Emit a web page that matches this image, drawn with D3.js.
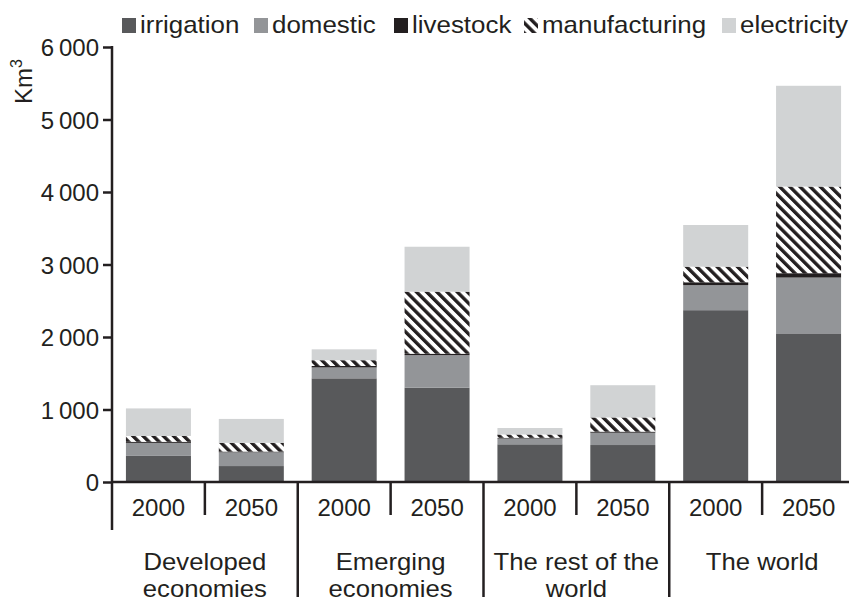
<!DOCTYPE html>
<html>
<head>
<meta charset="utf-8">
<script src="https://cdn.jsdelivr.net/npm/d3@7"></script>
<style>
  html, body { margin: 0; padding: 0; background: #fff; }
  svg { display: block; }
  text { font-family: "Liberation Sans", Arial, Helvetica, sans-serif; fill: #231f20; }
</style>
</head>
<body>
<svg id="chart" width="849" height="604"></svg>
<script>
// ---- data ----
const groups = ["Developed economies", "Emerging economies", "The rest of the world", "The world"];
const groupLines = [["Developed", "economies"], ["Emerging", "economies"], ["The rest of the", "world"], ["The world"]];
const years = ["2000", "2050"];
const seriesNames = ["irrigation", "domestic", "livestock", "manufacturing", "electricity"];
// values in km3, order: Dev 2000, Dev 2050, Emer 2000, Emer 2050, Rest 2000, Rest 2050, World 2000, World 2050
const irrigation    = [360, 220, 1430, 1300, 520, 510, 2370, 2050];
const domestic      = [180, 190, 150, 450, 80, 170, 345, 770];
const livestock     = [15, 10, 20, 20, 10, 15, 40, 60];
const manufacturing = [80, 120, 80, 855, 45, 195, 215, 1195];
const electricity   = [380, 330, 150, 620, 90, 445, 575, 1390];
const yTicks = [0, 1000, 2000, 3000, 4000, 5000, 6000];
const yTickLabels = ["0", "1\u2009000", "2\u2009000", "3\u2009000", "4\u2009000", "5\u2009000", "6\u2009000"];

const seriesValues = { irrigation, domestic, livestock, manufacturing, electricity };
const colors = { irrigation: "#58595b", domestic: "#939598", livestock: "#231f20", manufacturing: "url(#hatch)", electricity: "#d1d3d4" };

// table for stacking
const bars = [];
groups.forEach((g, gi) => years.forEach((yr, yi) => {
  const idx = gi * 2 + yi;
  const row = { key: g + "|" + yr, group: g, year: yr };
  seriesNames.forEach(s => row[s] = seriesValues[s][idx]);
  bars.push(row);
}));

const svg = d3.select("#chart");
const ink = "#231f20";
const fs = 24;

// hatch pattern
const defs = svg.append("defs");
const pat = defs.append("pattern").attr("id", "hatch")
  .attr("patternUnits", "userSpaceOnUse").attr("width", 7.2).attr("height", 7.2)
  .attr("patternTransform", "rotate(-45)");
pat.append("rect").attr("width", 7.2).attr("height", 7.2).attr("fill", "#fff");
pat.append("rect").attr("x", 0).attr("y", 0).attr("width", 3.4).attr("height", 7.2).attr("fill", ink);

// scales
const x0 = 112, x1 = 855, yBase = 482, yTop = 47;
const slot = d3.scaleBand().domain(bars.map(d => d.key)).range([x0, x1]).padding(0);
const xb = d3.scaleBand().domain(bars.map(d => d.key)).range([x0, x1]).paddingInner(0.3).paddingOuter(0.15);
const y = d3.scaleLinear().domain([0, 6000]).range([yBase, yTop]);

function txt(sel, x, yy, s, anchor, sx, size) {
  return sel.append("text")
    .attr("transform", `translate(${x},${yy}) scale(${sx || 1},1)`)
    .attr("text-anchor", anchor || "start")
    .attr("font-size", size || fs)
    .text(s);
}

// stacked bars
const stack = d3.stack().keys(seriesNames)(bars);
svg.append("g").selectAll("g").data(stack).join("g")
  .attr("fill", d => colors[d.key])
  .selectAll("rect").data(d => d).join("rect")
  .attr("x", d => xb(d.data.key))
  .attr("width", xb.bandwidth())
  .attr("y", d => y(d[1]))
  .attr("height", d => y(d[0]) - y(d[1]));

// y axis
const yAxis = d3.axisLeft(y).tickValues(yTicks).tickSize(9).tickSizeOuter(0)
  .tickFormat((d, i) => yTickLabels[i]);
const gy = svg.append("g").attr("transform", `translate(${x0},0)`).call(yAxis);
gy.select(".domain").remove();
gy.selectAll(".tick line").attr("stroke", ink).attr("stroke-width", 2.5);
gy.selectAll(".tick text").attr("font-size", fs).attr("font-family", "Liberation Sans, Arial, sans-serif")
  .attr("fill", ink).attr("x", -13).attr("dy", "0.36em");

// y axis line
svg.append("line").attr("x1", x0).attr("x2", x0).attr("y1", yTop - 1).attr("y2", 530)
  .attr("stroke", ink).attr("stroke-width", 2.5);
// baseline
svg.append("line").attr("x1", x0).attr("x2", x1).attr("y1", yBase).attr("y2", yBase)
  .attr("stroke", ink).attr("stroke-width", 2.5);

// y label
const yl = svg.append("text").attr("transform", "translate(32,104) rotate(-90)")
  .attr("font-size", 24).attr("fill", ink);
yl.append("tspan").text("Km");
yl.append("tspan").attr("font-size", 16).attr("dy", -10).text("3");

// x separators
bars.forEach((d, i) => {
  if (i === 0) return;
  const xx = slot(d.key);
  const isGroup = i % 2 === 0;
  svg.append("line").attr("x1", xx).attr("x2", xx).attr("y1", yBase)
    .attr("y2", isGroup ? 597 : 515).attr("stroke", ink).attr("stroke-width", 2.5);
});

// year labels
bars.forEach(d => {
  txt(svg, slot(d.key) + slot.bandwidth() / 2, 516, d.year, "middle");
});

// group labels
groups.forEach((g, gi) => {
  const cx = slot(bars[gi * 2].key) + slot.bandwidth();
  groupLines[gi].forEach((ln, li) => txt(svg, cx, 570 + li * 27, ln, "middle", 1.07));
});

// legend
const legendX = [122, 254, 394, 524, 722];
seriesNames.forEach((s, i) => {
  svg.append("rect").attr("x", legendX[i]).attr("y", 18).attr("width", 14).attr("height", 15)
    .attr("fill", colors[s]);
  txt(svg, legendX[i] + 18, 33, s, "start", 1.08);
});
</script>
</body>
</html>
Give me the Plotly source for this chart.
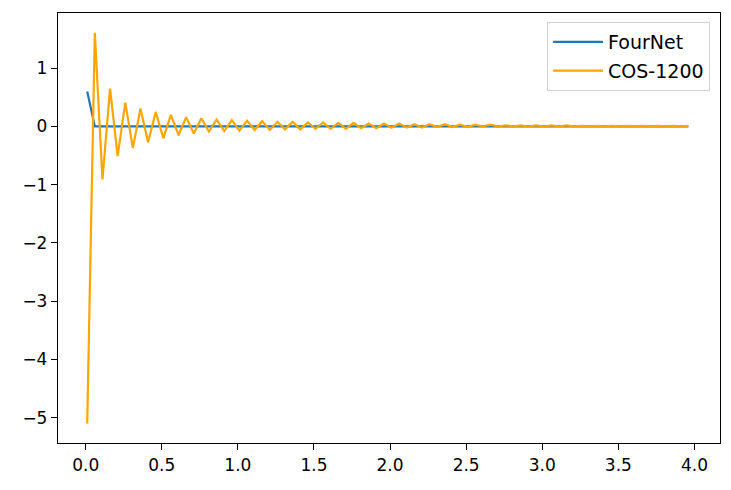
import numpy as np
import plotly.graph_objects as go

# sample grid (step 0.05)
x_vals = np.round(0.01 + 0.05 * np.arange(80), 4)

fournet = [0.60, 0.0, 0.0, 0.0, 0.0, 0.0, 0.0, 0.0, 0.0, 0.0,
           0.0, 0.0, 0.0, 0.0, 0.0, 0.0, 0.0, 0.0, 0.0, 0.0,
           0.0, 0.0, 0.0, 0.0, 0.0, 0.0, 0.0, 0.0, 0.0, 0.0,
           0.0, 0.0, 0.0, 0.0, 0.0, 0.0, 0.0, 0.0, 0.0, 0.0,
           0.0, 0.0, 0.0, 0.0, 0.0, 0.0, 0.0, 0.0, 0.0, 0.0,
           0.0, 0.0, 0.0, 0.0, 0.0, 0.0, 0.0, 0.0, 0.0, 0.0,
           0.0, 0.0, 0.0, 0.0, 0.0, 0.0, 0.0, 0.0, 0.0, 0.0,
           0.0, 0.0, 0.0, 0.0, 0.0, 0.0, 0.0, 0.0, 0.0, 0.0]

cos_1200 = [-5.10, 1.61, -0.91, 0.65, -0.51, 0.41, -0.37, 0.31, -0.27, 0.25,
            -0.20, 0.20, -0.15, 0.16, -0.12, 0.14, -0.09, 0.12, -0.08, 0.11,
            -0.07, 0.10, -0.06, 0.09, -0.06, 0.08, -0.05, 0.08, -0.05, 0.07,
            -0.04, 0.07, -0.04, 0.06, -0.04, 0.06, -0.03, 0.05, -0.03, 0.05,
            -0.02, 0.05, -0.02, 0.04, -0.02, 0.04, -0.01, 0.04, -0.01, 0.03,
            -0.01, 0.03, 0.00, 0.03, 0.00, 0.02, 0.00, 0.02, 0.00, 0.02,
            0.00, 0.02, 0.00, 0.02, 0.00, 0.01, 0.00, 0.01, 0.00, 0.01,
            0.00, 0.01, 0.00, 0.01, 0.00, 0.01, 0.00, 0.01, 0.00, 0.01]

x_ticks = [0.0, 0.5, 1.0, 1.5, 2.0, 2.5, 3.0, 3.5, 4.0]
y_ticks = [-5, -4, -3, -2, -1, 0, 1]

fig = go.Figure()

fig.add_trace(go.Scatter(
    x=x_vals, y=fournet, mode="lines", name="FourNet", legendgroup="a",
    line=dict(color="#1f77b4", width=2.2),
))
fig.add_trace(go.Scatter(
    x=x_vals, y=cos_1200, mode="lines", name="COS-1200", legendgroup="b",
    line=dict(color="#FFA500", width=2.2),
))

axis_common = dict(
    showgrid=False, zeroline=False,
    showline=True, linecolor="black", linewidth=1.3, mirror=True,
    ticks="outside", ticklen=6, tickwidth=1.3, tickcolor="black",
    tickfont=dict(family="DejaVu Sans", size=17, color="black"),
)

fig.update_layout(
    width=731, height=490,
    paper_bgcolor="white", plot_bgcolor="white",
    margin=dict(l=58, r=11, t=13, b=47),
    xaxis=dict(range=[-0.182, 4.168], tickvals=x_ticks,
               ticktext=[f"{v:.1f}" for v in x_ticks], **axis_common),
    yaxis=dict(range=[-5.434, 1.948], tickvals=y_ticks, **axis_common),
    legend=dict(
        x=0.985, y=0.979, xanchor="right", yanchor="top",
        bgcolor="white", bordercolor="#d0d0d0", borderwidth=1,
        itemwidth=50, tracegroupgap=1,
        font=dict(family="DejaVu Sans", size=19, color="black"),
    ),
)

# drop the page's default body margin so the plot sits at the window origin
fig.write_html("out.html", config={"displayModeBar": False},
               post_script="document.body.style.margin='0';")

####

Gather each line from the listing above that holds "chart".

Solution to this task:
<svg id="chart" width="849" height="604"></svg>
const svg = d3.select("#chart");
Give me the Plotly source for this chart.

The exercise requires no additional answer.